In all the books wherein the life of to-day is portrayed there move men and women whose consciences are no longer troubled by the thought of any wrong. With a photographic accuracy Arnold Bennett has set forth the lives of men and women emerging from the gutter into ease and riches, but the world to which they attain is a world where the thought of God ceases to inspire or disturb. He indeed pauses in a moment of grim satire to visualise a soul in the throes of realising sin. The heroine of three books, Hilda Lessways, shuts her ears to the call summoning her to her mother's bedside, only to find her dead when selfishness suffers her to arrive. From the house where her dead mother lies she goes to the station to meet a relative and comes face to face with a well-dressed epileptic. She watches him, almost shuddering. He stares at her with his epileptic eyes ... and she rushes home a nervous wreck. 'She knew profoundly and fatally,' expounds Mr. Bennett, 'the evil principle which had conquered her so completely that she had no power left with which to fight it. This evil principle was sin itself. She was the sinner convicted and self-convicted.
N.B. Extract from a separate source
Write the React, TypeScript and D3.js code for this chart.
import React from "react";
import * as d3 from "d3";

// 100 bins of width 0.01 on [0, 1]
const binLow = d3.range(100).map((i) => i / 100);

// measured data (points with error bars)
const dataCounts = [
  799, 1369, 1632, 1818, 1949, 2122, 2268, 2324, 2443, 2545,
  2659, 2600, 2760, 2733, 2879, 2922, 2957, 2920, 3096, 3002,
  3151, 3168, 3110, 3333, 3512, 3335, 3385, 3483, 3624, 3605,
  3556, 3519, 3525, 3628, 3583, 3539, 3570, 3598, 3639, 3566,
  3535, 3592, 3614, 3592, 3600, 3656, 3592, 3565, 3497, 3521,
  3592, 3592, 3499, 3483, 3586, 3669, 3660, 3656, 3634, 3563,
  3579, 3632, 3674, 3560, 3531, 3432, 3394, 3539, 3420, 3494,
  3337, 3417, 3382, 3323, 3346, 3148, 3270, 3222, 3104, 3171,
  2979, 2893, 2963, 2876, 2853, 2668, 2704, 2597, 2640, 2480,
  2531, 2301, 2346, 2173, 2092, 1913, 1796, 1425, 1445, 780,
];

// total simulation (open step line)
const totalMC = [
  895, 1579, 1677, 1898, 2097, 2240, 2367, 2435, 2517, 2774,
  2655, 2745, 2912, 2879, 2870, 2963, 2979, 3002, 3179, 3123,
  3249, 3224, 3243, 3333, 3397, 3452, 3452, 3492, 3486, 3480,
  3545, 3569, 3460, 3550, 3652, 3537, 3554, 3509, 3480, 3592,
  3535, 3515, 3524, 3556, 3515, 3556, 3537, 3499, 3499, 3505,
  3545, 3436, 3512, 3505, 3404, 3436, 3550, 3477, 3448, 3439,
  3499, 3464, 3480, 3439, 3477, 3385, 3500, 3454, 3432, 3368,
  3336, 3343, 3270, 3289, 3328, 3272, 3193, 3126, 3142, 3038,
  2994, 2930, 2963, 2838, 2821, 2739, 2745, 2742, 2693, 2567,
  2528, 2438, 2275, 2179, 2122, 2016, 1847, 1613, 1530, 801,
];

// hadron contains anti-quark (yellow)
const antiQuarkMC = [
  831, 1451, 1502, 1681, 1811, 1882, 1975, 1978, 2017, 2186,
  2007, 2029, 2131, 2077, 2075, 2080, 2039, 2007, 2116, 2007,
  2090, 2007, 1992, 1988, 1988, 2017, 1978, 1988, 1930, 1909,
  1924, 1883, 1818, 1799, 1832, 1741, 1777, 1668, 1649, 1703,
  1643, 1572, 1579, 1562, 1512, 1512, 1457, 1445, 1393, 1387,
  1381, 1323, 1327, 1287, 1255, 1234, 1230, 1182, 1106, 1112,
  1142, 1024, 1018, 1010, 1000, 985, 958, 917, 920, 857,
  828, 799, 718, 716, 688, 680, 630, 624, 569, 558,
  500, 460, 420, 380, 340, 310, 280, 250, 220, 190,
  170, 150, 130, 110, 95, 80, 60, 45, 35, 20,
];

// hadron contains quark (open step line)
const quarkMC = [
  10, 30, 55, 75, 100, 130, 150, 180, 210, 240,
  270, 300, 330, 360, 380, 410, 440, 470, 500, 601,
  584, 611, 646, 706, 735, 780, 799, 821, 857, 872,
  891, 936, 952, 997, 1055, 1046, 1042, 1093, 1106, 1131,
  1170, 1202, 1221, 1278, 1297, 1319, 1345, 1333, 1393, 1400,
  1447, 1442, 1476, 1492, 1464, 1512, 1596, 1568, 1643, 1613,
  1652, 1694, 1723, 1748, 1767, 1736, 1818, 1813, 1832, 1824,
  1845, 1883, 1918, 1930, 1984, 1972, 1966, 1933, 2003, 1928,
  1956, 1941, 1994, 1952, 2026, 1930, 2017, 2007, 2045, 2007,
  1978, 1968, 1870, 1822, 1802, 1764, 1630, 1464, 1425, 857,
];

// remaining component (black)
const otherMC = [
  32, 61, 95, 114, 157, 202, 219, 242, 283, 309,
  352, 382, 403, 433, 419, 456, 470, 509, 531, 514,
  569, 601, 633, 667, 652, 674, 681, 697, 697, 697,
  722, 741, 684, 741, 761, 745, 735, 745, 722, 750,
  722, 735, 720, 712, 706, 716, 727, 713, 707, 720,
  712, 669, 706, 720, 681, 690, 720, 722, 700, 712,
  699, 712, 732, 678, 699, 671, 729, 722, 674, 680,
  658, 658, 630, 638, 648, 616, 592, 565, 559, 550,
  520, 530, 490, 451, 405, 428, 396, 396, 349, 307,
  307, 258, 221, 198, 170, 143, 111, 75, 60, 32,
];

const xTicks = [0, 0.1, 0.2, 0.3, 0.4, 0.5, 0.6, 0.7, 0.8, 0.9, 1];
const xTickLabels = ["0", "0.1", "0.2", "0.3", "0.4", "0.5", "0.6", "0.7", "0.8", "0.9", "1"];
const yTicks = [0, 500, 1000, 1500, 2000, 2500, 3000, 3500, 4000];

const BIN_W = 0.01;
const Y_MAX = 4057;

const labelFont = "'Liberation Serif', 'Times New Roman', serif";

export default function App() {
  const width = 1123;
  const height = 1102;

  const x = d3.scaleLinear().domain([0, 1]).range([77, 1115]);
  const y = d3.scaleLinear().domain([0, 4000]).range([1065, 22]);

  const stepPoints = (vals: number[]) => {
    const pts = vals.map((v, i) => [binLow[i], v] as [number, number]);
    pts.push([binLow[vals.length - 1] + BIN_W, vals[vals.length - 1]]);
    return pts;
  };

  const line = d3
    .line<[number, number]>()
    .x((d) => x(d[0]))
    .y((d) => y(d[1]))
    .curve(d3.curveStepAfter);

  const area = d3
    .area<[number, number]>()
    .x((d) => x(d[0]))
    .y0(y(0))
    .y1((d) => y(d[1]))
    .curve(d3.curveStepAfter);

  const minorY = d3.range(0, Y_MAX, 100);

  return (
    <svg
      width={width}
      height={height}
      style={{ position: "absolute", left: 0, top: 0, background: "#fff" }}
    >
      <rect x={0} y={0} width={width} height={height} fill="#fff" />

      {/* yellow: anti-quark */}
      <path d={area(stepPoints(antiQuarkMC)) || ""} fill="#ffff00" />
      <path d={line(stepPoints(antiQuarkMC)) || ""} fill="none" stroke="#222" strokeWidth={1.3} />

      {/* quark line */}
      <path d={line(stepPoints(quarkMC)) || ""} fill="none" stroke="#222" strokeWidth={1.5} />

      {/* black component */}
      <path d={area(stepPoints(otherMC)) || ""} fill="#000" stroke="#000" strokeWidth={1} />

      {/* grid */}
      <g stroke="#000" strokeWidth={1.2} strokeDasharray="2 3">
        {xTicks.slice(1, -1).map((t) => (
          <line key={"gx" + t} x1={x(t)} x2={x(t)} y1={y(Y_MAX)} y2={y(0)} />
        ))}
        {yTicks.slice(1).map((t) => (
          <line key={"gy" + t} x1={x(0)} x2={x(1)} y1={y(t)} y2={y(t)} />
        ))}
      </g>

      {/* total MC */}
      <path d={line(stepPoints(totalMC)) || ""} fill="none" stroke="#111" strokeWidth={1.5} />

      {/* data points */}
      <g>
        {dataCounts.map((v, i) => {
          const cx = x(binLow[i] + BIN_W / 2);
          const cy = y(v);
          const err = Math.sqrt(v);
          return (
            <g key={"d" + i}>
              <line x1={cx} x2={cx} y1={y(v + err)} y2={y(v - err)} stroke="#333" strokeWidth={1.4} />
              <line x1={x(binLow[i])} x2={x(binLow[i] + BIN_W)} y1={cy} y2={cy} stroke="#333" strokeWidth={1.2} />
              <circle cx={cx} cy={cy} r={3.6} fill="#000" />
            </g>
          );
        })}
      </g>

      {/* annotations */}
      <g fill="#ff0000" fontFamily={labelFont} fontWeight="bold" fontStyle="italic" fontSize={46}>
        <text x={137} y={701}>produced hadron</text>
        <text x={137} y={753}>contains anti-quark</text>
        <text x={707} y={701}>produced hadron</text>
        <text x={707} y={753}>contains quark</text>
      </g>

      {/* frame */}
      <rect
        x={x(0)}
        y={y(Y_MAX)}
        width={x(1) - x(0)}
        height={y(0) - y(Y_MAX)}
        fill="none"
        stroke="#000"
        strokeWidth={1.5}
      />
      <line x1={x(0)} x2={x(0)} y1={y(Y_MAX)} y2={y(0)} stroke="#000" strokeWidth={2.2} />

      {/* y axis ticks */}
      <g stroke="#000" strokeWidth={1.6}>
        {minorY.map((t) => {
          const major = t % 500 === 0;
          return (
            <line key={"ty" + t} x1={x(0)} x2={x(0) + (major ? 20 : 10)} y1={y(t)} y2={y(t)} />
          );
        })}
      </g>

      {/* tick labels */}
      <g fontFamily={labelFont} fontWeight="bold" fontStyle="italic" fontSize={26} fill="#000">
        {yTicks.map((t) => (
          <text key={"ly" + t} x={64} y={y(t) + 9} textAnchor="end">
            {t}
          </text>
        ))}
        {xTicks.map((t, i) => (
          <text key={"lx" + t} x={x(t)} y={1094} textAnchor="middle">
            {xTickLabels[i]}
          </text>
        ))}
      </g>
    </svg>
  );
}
One of the last intelligent victims of a malady which has now almost passed away from the civilised earth, she existed in the chill and stricken desolation of incommutable doom.' Our author knows his world, and in that world only the sight of an epileptic convinces of sin. And the realisation, as might be expected, only throws the victim more surely into the grip of sin. For that world knows no longer any God who saves from sin.